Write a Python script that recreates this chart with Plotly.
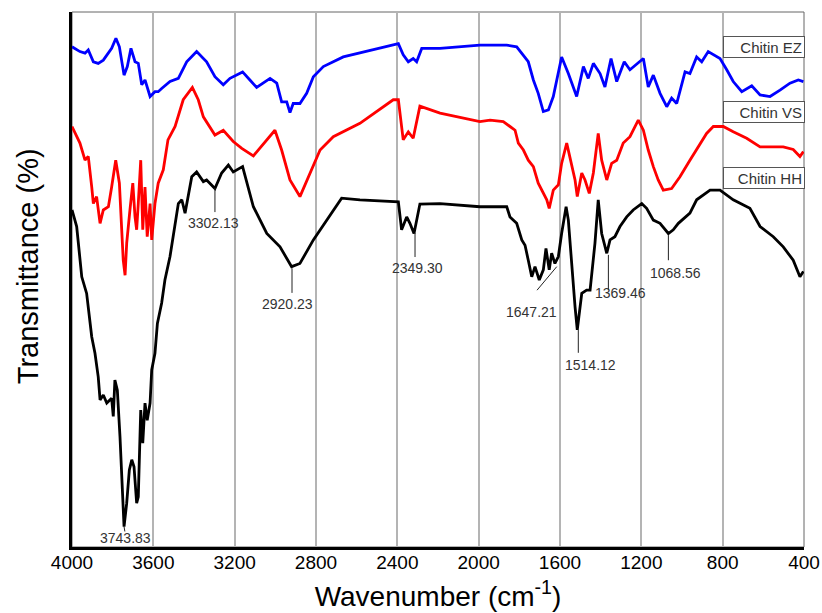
import plotly.graph_objects as go

# ---------------- data ----------------
wn_ez = [4000, 3961, 3936, 3920, 3895, 3871, 3846, 3821, 3805, 3784,
         3767, 3744, 3728, 3710, 3690, 3674, 3657, 3641, 3616, 3592,
         3576, 3559, 3518, 3477, 3436, 3387, 3338, 3297, 3256, 3223,
         3161, 3125, 3092, 3026, 2993, 2969, 2944, 2928, 2912, 2879,
         2846, 2813, 2764, 2666, 2551, 2420, 2395, 2371, 2346, 2322,
         2305, 2280, 2190, 1994, 1862, 1813, 1788, 1756, 1731, 1707,
         1682, 1657, 1633, 1592, 1559, 1518, 1485, 1461, 1436, 1403,
         1379, 1349, 1321, 1284, 1256, 1190, 1166, 1141, 1108, 1075,
         1051, 1026, 985, 961, 928, 903, 871, 813, 780, 748,
         706, 657, 616, 567, 518, 469, 428, 403]
t_ez = [93.5, 92.6, 92.3, 92.9, 90.7, 90.4, 91.0, 92.3, 93.2, 95.1,
        93.5, 88.2, 89.8, 93.2, 90.7, 90.4, 86.4, 87.3, 84.2, 85.1,
        85.1, 85.7, 87.0, 87.6, 90.7, 92.6, 90.7, 87.9, 86.4, 87.6,
        88.8, 87.3, 85.9, 87.6, 86.7, 83.2, 83.2, 81.2, 82.9, 82.9,
        84.8, 87.9, 89.8, 91.6, 92.6, 93.8, 94.1, 92.0, 90.7, 91.3,
        90.7, 93.2, 93.2, 93.8, 93.8, 93.5, 92.3, 90.7, 87.3, 84.8,
        81.4, 81.7, 84.2, 91.6, 88.5, 84.2, 89.8, 87.6, 90.4, 88.5,
        86.0, 91.3, 87.0, 90.7, 89.2, 91.3, 86.0, 88.2, 84.8, 82.3,
        83.9, 82.9, 88.8, 88.5, 91.6, 90.7, 92.6, 91.3, 89.2, 87.0,
        85.1, 86.2, 84.5, 84.2, 85.4, 86.7, 87.3, 87.0]

wn_vs = [4000, 3961, 3936, 3920, 3903, 3895, 3879, 3862, 3846, 3821,
         3805, 3785, 3767, 3748, 3739, 3731, 3715, 3701, 3690, 3682,
         3674, 3662, 3652, 3641, 3630, 3616, 3608, 3592, 3576, 3551,
         3528, 3493, 3453, 3408, 3379, 3354, 3297, 3256, 3207, 3165,
         3108, 3042, 3002, 2969, 2928, 2879, 2830, 2780, 2715, 2584,
         2420, 2395, 2371, 2346, 2322, 2289, 2190, 1994, 1944, 1879,
         1846, 1821, 1805, 1780, 1756, 1731, 1707, 1682, 1665, 1653,
         1633, 1608, 1592, 1567, 1551, 1526, 1515, 1493, 1477, 1456,
         1436, 1412, 1395, 1370, 1346, 1321, 1289, 1256, 1215, 1190,
         1166, 1141, 1117, 1092, 1051, 1010, 961, 879, 846, 797,
         748, 682, 616, 551, 502, 453, 420, 403]
t_vs = [78.6, 75.5, 72.3, 73.0, 67.3, 64.2, 65.5, 60.5, 63.0, 63.6,
        67.3, 72.3, 68.0, 53.6, 50.8, 56.8, 63.0, 68.0, 61.7, 59.3,
        64.2, 72.3, 59.3, 67.3, 58.0, 64.2, 57.4, 64.2, 68.0, 70.5,
        76.1, 78.6, 83.6, 85.9, 83.6, 80.4, 77.0, 77.9, 75.8, 74.5,
        73.1, 76.1, 77.9, 74.2, 68.6, 65.5, 69.9, 74.2, 76.7, 79.2,
        83.6, 83.6, 76.1, 77.6, 76.4, 82.4, 81.1, 79.5, 79.8, 79.5,
        78.6, 77.9, 75.5, 74.2, 72.3, 71.1, 68.0, 66.1, 64.9, 63.3,
        66.7, 67.7, 71.7, 75.5, 73.0, 68.6, 65.5, 69.9, 68.6, 66.1,
        69.9, 77.3, 72.3, 68.6, 71.7, 72.3, 75.5, 76.7, 79.8, 77.9,
        74.2, 71.1, 68.6, 66.7, 67.0, 69.2, 72.3, 77.3, 78.6, 78.6,
        77.6, 76.4, 74.8, 74.8, 74.8, 74.3, 73.0, 73.9]

wn_hh = [4000, 3977, 3952, 3928, 3903, 3887, 3871, 3862, 3846, 3829,
         3805, 3797, 3789, 3777, 3764, 3748, 3744, 3731, 3718, 3706,
         3695, 3682, 3674, 3662, 3652, 3641, 3630, 3616, 3608, 3592,
         3580, 3559, 3543, 3518, 3477, 3460, 3444, 3411, 3387, 3354,
         3338, 3297, 3264, 3231, 3207, 3161, 3108, 3042, 2977, 2920,
         2879, 2813, 2747, 2674, 2584, 2395, 2379, 2354, 2338, 2318,
         2289, 2190, 1994, 1944, 1862, 1846, 1813, 1788, 1772, 1756,
         1739, 1723, 1702, 1682, 1669, 1653, 1641, 1625, 1608, 1592,
         1570, 1559, 1542, 1526, 1515, 1502, 1493, 1469, 1452, 1428,
         1412, 1395, 1370, 1354, 1330, 1305, 1272, 1240, 1198, 1174,
         1141, 1108, 1067, 1043, 1018, 961, 928, 862, 813, 748,
         666, 616, 551, 502, 453, 420, 403]
t_hh = [63.0, 59.9, 50.5, 47.4, 39.3, 36.2, 31.8, 27.5, 28.4, 26.9,
        27.8, 24.4, 31.2, 29.3, 20.6, 5.7, 3.8, 8.2, 14.4, 16.3,
        15.0, 8.2, 9.4, 25.6, 19.4, 26.9, 23.7, 26.9, 33.1, 36.2,
        41.8, 45.6, 49.9, 54.3, 64.2, 64.9, 62.4, 69.2, 70.1, 68.3,
        68.6, 67.0, 69.9, 71.4, 70.1, 71.1, 63.6, 58.6, 56.1, 52.4,
        53.0, 57.4, 61.1, 65.2, 64.9, 64.5, 59.3, 61.7, 60.5, 58.6,
        64.1, 64.2, 63.6, 63.6, 63.6, 61.7, 60.5, 57.4, 56.4, 53.6,
        50.5, 52.4, 49.9, 51.8, 55.8, 51.8, 54.9, 53.0, 54.3, 58.6,
        63.6, 61.1, 51.8, 44.9, 40.6, 44.3, 47.4, 48.0, 48.0, 56.8,
        64.9, 58.6, 54.9, 57.4, 58.0, 59.9, 61.7, 63.0, 64.2, 63.3,
        61.1, 60.5, 58.6, 59.3, 60.5, 62.4, 64.9, 66.7, 66.7, 64.9,
        63.3, 59.9, 58.0, 56.1, 53.6, 50.5, 51.5]

series_names = ["Chitin EZ", "Chitin VS", "Chitin HH"]
series_colors = ["#0000ff", "#ff0000", "#000000"]

# peak labels: text, leader line x, leader line y start/end, label x, label y
peak_text = ["3743.83", "3302.13", "2920.23", "2349.30", "1647.21", "1514.12", "1369.46", "1068.56"]
peak_lx0 = [3744, 3297, 2918, 2313, 1616, 1510, 1362, 1067]
peak_lx1 = [3740, 3297, 2918, 2313, 1713, 1510, 1362, 1067]
peak_ly0 = [3.8, 67.1, 52.1, 58.7, 52.4, 40.6, 54.6, 58.3]
peak_ly1 = [2.9, 62.6, 47.5, 54.2, 48.0, 36.3, 48.0, 53.6]
peak_tx = [3739, 3302, 2940, 2303, 1739, 1451, 1302, 1034]
peak_ty = [1.7, 60.6, 45.4, 52.1, 44.0, 34.0, 47.4, 51.2]

x_ticks = [4000, 3600, 3200, 2800, 2400, 2000, 1600, 1200, 800, 400]

# ---------------- figure ----------------
FONT = "Liberation Sans, Arial, sans-serif"
fig = go.Figure()
for wn, t, name, col in zip([wn_ez, wn_vs, wn_hh], [t_ez, t_vs, t_hh], series_names, series_colors):
    fig.add_trace(go.Scatter(x=wn, y=t, mode="lines", name=name,
                             line=dict(color=col, width=2.8), showlegend=False))

shapes = []
annotations = []
for txt, x0, x1, y0, y1, tx, ty in zip(peak_text, peak_lx0, peak_lx1, peak_ly0, peak_ly1, peak_tx, peak_ty):
    shapes.append(dict(type="line", xref="x", yref="y", x0=x0, x1=x1, y0=y0, y1=y1,
                       line=dict(color="#222222", width=1)))
    annotations.append(dict(x=tx, y=ty, xref="x", yref="y", text=txt, showarrow=False,
                            font=dict(family=FONT, size=14, color="#333333")))

# series label boxes
box_y = [0.935, 0.8136, 0.689]
for name, yb in zip(series_names, box_y):
    annotations.append(dict(x=1.002, y=yb, xref="paper", yref="paper", xanchor="right", yanchor="middle",
                            text=name, showarrow=False, align="right", width=76, height=16,
                            borderpad=2, bordercolor="#555555", borderwidth=1, bgcolor="white",
                            font=dict(family=FONT, size=15, color="#333333")))

# y-axis title
annotations.append(dict(x=-0.06, y=0.525, xref="paper", yref="paper", xanchor="center", yanchor="middle",
                        text="Transmittance (%)", textangle=-90, showarrow=False,
                        font=dict(family=FONT, size=29, color="#000000")))

# thin grey frame (top / right)
shapes.append(dict(type="rect", xref="paper", yref="paper", x0=0, x1=1, y0=0, y1=1,
                   line=dict(color="#666666", width=1), layer="below"))

fig.update_layout(
    width=822, height=613,
    margin=dict(l=72, r=18, t=12, b=66),
    paper_bgcolor="white", plot_bgcolor="white",
    font=dict(family=FONT, color="#000000"),
    shapes=shapes, annotations=annotations,
    xaxis=dict(range=[4000, 400], tickvals=x_ticks, ticktext=[str(v) for v in x_ticks],
               automargin=False,
               showgrid=True, gridcolor="#b4b4b4", gridwidth=1.5,
               showline=True, linecolor="#000000", linewidth=2.5,
               ticks="", tickfont=dict(size=19, family=FONT, color="#000000"),
               ticklabelstandoff=-4,
               zeroline=False,
               title=dict(text="Wavenumber (cm<sup>-1</sup>)", font=dict(size=28, family=FONT),
                          standoff=15)),
    yaxis=dict(range=[0, 100], showticklabels=False, ticks="", showgrid=False, zeroline=False,
               automargin=False,
               showline=True, linecolor="#000000", linewidth=2.5),
)

fig.write_html("out.html", config={"displayModeBar": False},
               post_script="document.body.style.margin='0';document.body.style.overflow='hidden';")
┄┄┄┄┄┄┄┄┄┄┄┄┄┄┄┄┄┄┄┄
### Exercise prompt
Skip every picture and return the lines above from the top through the one that contains "import plotly.graph_objects as go".

### Correct result
Write a Python script that recreates this chart with Plotly.
import plotly.graph_objects as go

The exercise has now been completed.